BY the way, I noticed your "waterproof" wraps. I'm using some very stretchy exercising rubber strip called a TheraBand®. I can imagine that if it were cut into ~50mm strip it could be wound around the arms and do the job without restricting bending. Or in a tube. It's available in black & it's probably copied locally.


Hi Chris,

Single catchlight, well nearby but with existing diffusers no. The gap and boxes are still visible. I think one of the primary reasons is the ratio of light chosen for the output.

I started with similar design that you had in the earlier post. It mimicked the single catchlight but that was it. The hotspots were hard to control as the boxes were still visible.

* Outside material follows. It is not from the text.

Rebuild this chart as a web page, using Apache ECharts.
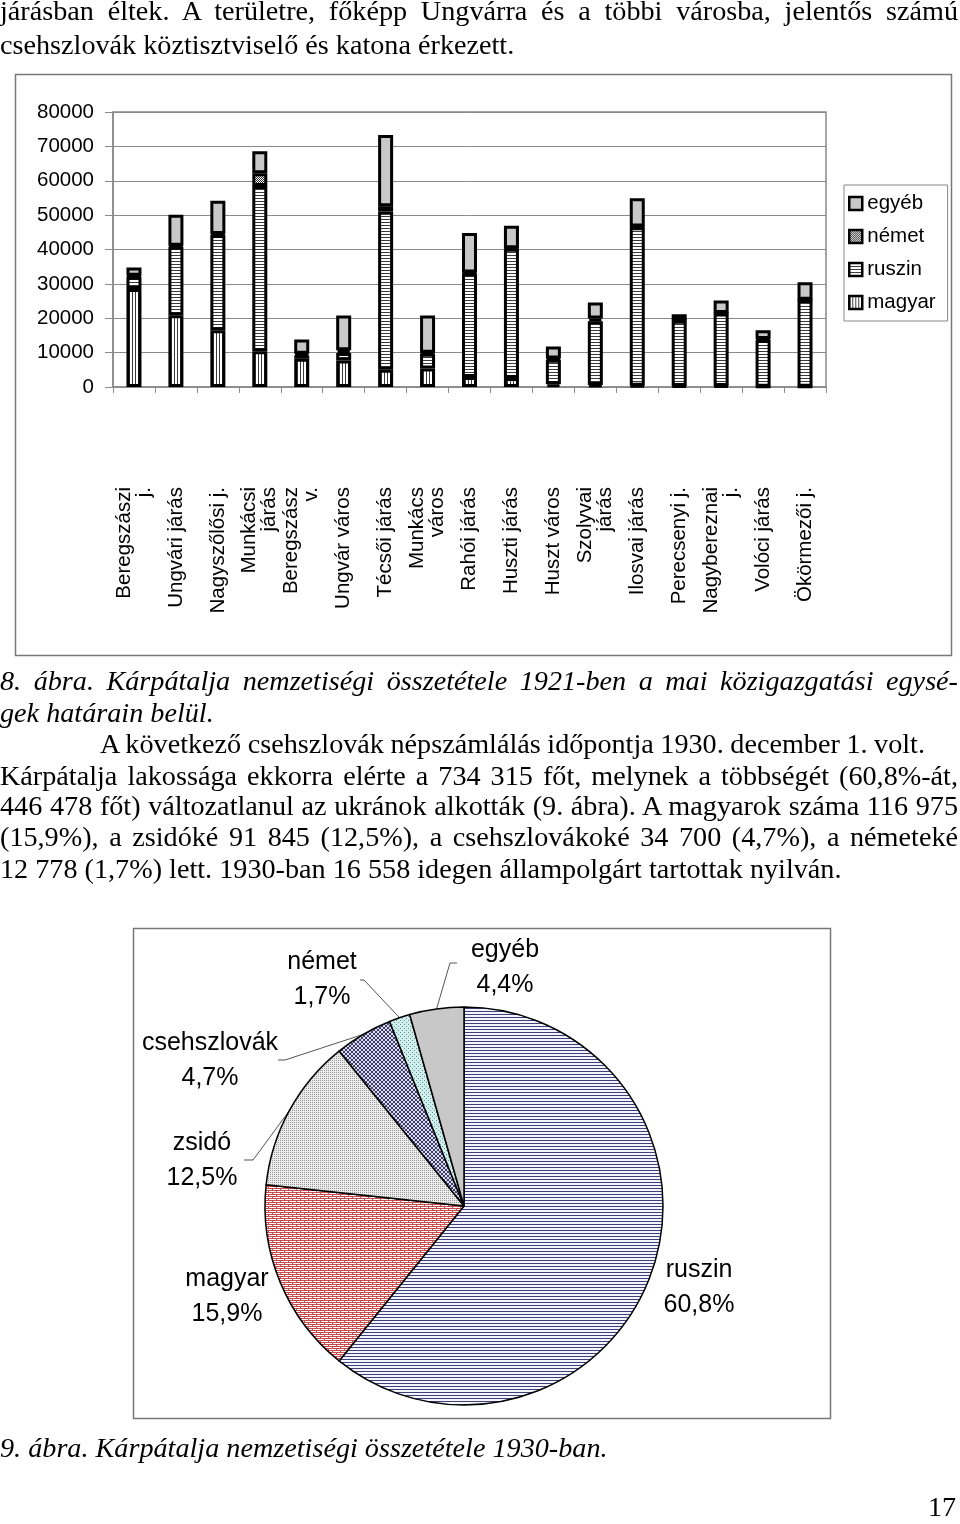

The situation changes when you are using the MPE. the hotspots became more apparent and difficult to control. But more than that, the light that was coming out was sort of uni-directional. In my antlion photo, imagine if I put the diffusers as per the angles you mentioned, the sheen would not have come out cause the angle of light is in a relative field-top down or mini concave.

The other problem I personally face is if both heads are behind the vellum paper or other material and a uni directional light is thrown out, you lose the chance to rim light or back light subjects.

Take this photo for example. the eyes light reflection give out the light position. The right head is responsible to light the main area of the lantern bug. the left head is now acting as a filler to do two things. one is to light up the environment in which it is. Second is to subtract the bug from the environment via lighting the face and front section. With me there was the R1C1 and YN 24. Both could not achieve this style.

In terms of the waterproofing suggestion, thanks for the tip. I will try to see if I can source something locally.